Fast-forward to today, and Musk seems to have done everything but let this go. In an interview last month with CNBC, Musk says PayPal is “sort of a half-baked version of what it could be.” He has been vocal about his intolerance for boards, firing the Twitter board immediately upon acquisition, perhaps to avoid a similar coup like that at PayPal. He renamed Twitter as X, he has a son named X, and Musk bought X.com from PayPal in 2017 because “it has great sentimental value.”
He’s also reignited his hopes of building a global payments platform. Though Twitter flirted with payment services before his tenure—including setting up the subsidiary Twitter Payments LLC and dabbling with crypto—Musk floated payment tools as a potential revenue driver in a deck he presented to potential investors before the takeover.
“I think there’s potential to create a more efficient financial system,” Musk said in the CNBC interview, adding that it would be “poetic to fulfill ultimately the vision that I had for X over 23 years ago, and actually see that come to fruition.”
After Musk became CEO in October, Twitter began to apply for federal and state regulatory licenses, according to a January report from the Financial Times. Beginning in late June, Michigan, Missouri, and New Hampshire were the first three states to grant them.
Money transmitter licenses are a step below what’s required of trusts or banks—they allow companies to take money from users and send it, although they can’t hold deposits as a bank would. Securing money transmitter licenses in states across the country, Twitter could begin to implement peer-to-peer payment services similar to Venmo or PayPal.
Austin Campbell, an adjunct professor at Columbia Business School and financial services expert, said companies apply for money transmitter licenses “because you actually want to handle the money and it’s the fastest route to do it with the least brain damage,” compared with applying for trust or banking charters. “This just tells me Elon wants in on payments.”
With Twitter likely to be approved as a money transmitter in most states, the looming question is whether it would be able to compete with established players like Venmo or PayPal. Stephanie Choo, a general partner at fintech-focused venture capital firm Portage Ventures, said Twitter would need to be “10 times better” than rivals, which it could accomplish through rewards systems. Even then, there is little precedent for messaging apps implementing payment services outside of the “everything app” giants of Asia, with WhatsApp and Telegram both lagging with rollout.

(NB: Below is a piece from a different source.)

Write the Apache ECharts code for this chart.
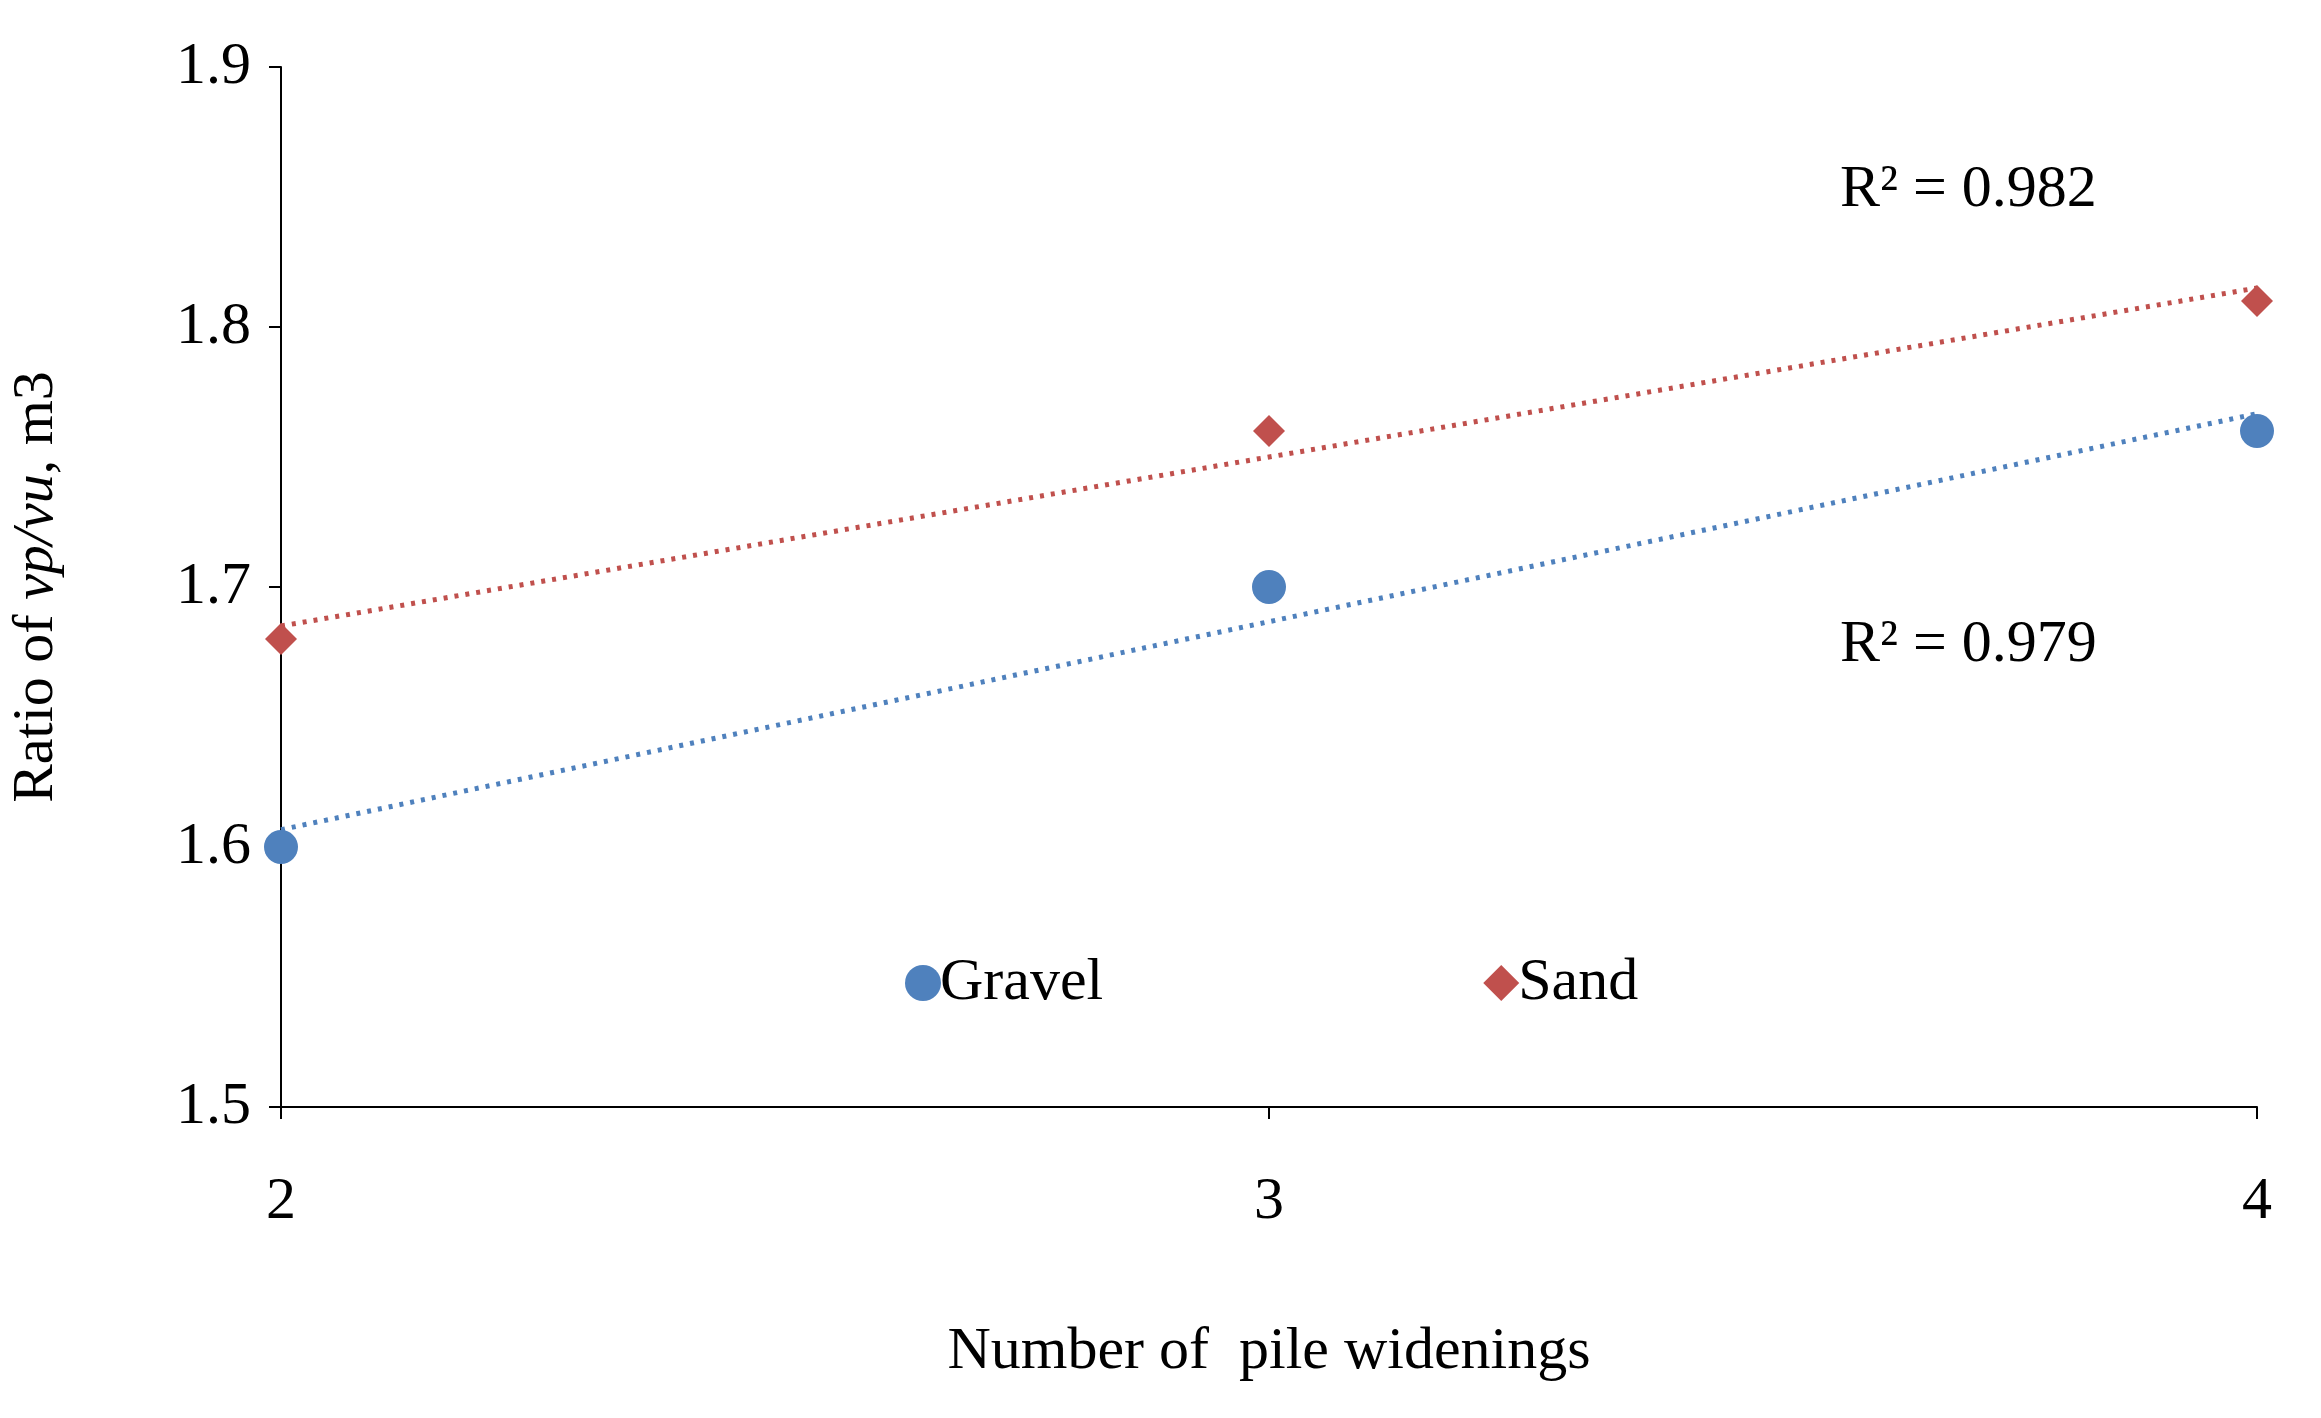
<!DOCTYPE html>
<html><head><meta charset="utf-8">
<script src="https://cdn.jsdelivr.net/npm/echarts@6/dist/echarts.min.js"></script>
<style>html,body{margin:0;background:#fff}#c{width:2321px;height:1418px}</style>
</head><body><div id="c"></div>
<script>
const xValues = [2, 3, 4];
const gravel = [1.60, 1.70, 1.76];
const sand = [1.68, 1.76, 1.81];
const r2Labels = ['R² = 0.982', 'R² = 0.979'];

function fit(xs, ys) {
  const n = xs.length, mx = xs.reduce((a,b)=>a+b)/n, my = ys.reduce((a,b)=>a+b)/n;
  let sxy=0, sxx=0; xs.forEach((x,i)=>{sxy+=(x-mx)*(ys[i]-my); sxx+=(x-mx)**2;});
  const b = sxy/sxx, a = my-b*mx;
  return [[xs[0], a+b*xs[0]], [xs[n-1], a+b*xs[n-1]]];
}
const F = 'Liberation Serif';
const chart = echarts.init(document.getElementById('c'));
chart.setOption({
  animation:false,
  textStyle:{fontFamily:F, color:'#000'},
  grid:{left:278, right:64, top:67, bottom:311},
  xAxis:{type:'value', min:2, max:4, interval:1,
    name:'Number of  pile widenings', nameLocation:'middle', nameGap:215,
    nameTextStyle:{fontFamily:F, fontSize:60, color:'#000'},
    axisLine:{lineStyle:{color:'#000', width:2}}, axisTick:{length:12, lineStyle:{color:'#000', width:2}},
    axisLabel:{fontFamily:F, fontSize:60, color:'#000', margin:65}, splitLine:{show:false}},
  yAxis:{type:'value', min:1.5, max:1.9, interval:0.1,
    name:'{n|Ratio of }{i|vp/vu}{n|, m3}', nameLocation:'middle', nameGap:215,
    nameTextStyle:{rich:{n:{fontFamily:F, fontSize:58, color:'#000'}, i:{fontFamily:F, fontSize:58, fontStyle:'italic', color:'#000'}}},
    axisLine:{show:true, lineStyle:{color:'#000', width:2}}, axisTick:{show:true, length:12, lineStyle:{color:'#000', width:2}},
    axisLabel:{fontFamily:F, fontSize:60, color:'#000', margin:30, formatter:v=>v.toFixed(1)}, splitLine:{show:false}},
  legend:{left:900, top:948, itemGap:380, itemWidth:36, itemHeight:36,
    textStyle:{fontFamily:F, fontSize:60, color:'#000', padding:[0,0,0,-6]},
    data:[{name:'Gravel', icon:'circle'},{name:'Sand', icon:'diamond'}]},
  series:[
    {name:'Gravel', type:'scatter', symbol:'circle', symbolSize:34, itemStyle:{color:'#4f81bd', opacity:1}, data:xValues.map((x,i)=>[x,gravel[i]]), z:3},
    {name:'Sand', type:'scatter', symbol:'diamond', symbolSize:32, itemStyle:{color:'#c0504d', opacity:1}, data:xValues.map((x,i)=>[x,sand[i]]), z:3},
    {name:'gt', type:'line', showSymbol:false, silent:true, data:fit(xValues,gravel), lineStyle:{color:'#4f81bd', width:5, type:[4,7]}, z:2},
    {name:'st', type:'line', showSymbol:false, silent:true, data:fit(xValues,sand), lineStyle:{color:'#c0504d', width:5, type:[4,7]}, z:2}
  ],
  graphic:[
    {type:'text', left:1840, top:160, style:{text:r2Labels[0], font:'60px "Liberation Serif"', fill:'#000'}},
    {type:'text', left:1840, top:615, style:{text:r2Labels[1], font:'60px "Liberation Serif"', fill:'#000'}}
  ]
});
</script></body></html>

Choo said the most interesting version of Twitter’s payments plan would be to build out globally, with competitors like PayPal and Wise still struggling to build comprehensive networks. The main obstacle to international growth is securing financial licenses in every individual jurisdiction, and Choo said the commonsense path forward would be digital wallets, likely powered with crypto.
Although Musk has signaled interest in crypto through his other companies and professed love of Dogecoin, enabling crypto payments could create regulatory headaches for the social media platform. Even with money transmitter licenses, Twitter would have to set up accounts with banks, which have shown a reluctance to onboarding crypto-focused businesses.
“The harder part now is the amount of regulatory scrutiny to have a regulated bank work with you, and I just don’t see Twitter buying a bank, which is one of the ways to do this,” Choo said. “But I bet they have enough clout in market to get an operating account.”
The final hurdle would be empowering Twitter’s skeletal staff to build out a payment platform to compete with the giants. One current employee, who spoke on the condition of anonymity, said that the last count for full-time employees was just around 1,400, down from around 8,000 before Musk’s takeover. By comparison, PayPal has nearly 30,000 employees.
“There are certainly not enough people to fully implement anything new,” the employee said, “without inevitable issues.”